You are viewing a plain text version of this content. The canonical link for it is here.
Posted to solr-user@lucene.apache.org by Paul Libbrecht <pa...@activemath.org> on 2009/01/25 00:30:47 UTC

size of solr update document a limitation?

Hello Solr experts,

is good practice to post large solr update documents?
(e.g. 100kb-2mb).
Will solr do the necessary tricks to make the field use a reader  
instead of strings?

thanks in advance

paul

Re: size of solr update document a limitation?
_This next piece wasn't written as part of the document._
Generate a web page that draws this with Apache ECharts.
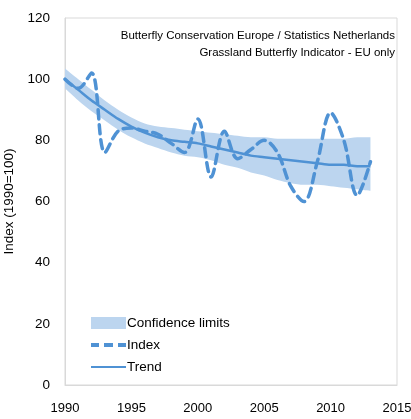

Posted by Paul Libbrecht <pa...@activemath.org>.
I even tried the solr client (which communicates binarily) and a  
reader is converted... with toString!

Yes, something of the sort you describe below is what I'm looking for.
I think a URL would be a safe bet for many applications.

paul


Le 25-janv.-09 à 14:39, Yonik Seeley a écrit :

> I have thought about being able to specify single fields as different
> streams though (to be handled via a Reader and never brought entirely
> into memory)... perhaps something like a
> &fieldstream.myfieldname=URL_to_respurce


Re: size of solr update document a limitation?

Posted by Yonik Seeley <yo...@apache.org>.
On Sat, Jan 24, 2009 at 6:30 PM, Paul Libbrecht <pa...@activemath.org> wrote:
> is good practice to post large solr update documents?
> (e.g. 100kb-2mb).
> Will solr do the necessary tricks to make the field use a reader instead of
> strings?

Solr will stream a *document* at a time from the input stream fine,
but it can't stream a *field* at a time.
The reason is that Lucene's Document class needs all the fields at
once when indexing, and there isn't a way to make multiple Readers
from a single InputStream (the HTTP POST) w/o bringing it into memory
anyway.

I have thought about being able to specify single fields as different
streams though (to be handled via a Reader and never brought entirely
into memory)... perhaps something like a
&fieldstream.myfieldname=URL_to_respurce

-Yonik